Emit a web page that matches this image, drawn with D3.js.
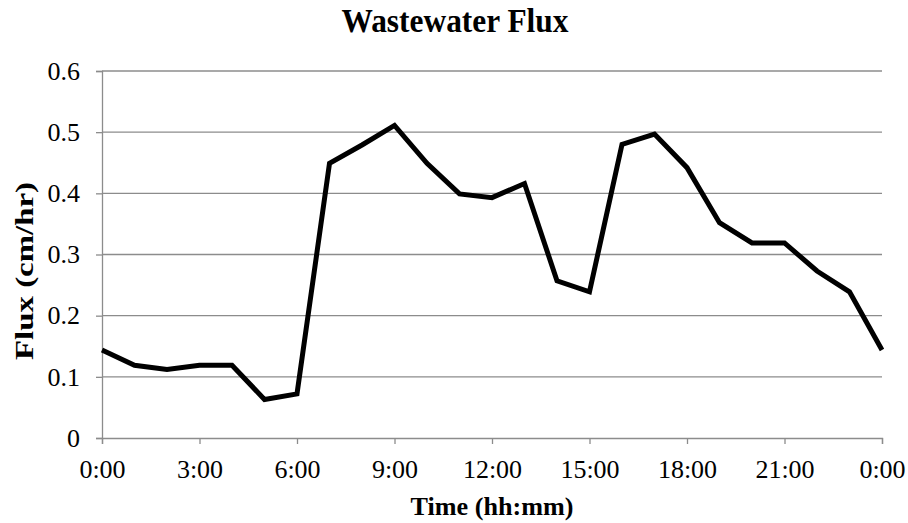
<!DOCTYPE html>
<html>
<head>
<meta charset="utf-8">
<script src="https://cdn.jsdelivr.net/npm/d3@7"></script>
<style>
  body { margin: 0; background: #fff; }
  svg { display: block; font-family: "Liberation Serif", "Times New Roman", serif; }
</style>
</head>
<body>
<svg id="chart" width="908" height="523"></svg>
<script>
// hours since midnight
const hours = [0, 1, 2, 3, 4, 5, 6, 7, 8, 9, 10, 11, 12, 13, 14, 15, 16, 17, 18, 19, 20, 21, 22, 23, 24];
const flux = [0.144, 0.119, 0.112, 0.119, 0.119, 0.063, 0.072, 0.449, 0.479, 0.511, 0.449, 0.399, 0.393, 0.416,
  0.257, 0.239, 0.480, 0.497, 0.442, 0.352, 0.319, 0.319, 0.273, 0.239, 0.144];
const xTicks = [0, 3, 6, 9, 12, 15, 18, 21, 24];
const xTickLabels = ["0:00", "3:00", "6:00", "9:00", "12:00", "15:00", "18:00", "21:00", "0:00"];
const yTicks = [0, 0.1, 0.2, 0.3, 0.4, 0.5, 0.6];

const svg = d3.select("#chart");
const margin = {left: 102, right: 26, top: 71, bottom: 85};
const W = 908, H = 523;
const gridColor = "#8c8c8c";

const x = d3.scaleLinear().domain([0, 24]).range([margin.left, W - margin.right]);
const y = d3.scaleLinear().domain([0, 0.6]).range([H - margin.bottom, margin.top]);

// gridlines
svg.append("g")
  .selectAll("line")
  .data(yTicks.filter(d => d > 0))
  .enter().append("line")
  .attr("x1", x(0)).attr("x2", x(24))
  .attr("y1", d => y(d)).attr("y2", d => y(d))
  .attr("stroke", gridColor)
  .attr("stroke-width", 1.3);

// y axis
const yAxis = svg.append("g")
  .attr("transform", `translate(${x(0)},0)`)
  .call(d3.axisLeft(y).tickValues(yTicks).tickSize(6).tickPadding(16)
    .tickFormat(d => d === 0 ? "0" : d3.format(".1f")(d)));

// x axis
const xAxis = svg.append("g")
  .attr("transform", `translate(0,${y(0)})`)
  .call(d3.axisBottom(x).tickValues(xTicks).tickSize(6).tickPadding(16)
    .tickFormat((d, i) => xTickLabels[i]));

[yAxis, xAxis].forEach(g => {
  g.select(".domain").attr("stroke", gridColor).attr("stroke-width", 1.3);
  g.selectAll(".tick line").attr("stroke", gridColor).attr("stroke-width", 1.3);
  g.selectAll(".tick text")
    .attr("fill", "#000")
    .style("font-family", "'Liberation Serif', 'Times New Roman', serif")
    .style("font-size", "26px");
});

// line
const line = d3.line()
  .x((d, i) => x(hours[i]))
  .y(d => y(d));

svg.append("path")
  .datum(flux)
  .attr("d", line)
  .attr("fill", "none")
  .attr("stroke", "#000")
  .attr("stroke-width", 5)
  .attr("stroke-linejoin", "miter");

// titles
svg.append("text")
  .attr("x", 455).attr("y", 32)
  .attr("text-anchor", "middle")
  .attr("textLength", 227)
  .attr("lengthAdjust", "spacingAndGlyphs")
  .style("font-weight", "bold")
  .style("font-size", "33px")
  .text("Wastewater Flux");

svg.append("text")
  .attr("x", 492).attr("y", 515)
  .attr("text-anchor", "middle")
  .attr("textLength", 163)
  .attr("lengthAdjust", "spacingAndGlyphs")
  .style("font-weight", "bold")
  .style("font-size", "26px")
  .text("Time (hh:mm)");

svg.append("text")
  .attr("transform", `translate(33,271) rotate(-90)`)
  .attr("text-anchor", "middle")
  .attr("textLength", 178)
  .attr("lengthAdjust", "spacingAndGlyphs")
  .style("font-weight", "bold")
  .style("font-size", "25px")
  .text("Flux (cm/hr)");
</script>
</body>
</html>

=-=-=-=-=

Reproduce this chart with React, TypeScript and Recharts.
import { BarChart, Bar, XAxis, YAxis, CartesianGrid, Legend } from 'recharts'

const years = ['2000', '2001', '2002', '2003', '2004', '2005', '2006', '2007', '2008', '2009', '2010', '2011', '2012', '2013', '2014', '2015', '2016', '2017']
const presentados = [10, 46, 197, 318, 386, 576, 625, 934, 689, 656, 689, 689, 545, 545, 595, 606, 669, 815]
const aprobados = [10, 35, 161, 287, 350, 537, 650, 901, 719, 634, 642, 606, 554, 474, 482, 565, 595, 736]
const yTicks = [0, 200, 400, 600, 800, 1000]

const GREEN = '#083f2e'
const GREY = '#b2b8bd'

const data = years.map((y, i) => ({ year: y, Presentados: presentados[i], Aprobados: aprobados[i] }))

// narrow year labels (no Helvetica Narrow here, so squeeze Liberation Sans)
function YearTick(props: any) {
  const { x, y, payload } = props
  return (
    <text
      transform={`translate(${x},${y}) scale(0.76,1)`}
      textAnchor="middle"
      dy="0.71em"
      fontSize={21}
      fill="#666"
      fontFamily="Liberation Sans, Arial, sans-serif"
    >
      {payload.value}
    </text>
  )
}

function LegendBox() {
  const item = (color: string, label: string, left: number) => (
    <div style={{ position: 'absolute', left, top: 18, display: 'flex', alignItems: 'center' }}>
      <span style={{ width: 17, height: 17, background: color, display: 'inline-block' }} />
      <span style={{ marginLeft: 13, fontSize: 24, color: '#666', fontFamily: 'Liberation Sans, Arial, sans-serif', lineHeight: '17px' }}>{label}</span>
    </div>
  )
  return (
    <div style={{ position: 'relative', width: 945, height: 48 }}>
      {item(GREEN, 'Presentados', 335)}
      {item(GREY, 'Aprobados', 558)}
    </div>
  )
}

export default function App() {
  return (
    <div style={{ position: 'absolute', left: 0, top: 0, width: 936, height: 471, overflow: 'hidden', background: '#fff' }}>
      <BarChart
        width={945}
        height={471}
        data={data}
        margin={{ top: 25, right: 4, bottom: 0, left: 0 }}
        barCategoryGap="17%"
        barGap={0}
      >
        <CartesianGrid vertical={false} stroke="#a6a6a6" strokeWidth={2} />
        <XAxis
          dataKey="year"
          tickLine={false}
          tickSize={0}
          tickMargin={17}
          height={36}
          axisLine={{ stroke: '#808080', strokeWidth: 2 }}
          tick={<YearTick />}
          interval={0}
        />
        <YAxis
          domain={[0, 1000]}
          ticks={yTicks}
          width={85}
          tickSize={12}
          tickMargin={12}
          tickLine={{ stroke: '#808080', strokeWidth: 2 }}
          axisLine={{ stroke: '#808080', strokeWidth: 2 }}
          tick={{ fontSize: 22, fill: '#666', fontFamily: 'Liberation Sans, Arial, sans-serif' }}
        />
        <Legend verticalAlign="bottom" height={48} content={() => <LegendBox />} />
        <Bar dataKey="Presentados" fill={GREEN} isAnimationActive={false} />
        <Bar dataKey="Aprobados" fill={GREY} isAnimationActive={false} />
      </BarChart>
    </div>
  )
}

=-=-=-=-=

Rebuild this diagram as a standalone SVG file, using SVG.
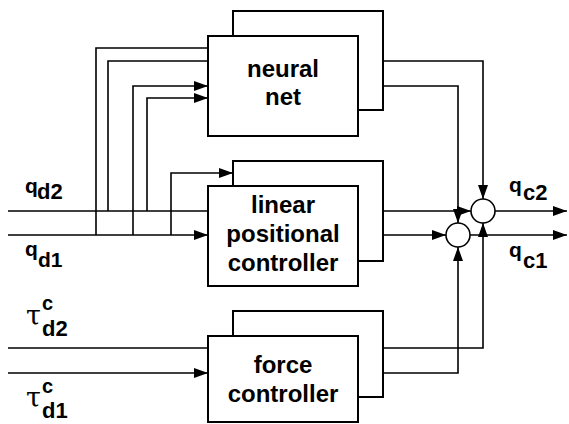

=-=-=-=-=

GOAL: Go through the material above and output exactly the lines from the one containing "Reproduce this chart" through the one containing "YAxis, CartesianGrid, Legend".

SOLUTION TO THIS PROBLEM:
Reproduce this chart with React, TypeScript and Recharts.
import { BarChart, Bar, XAxis, YAxis, CartesianGrid, Legend } from 'recharts'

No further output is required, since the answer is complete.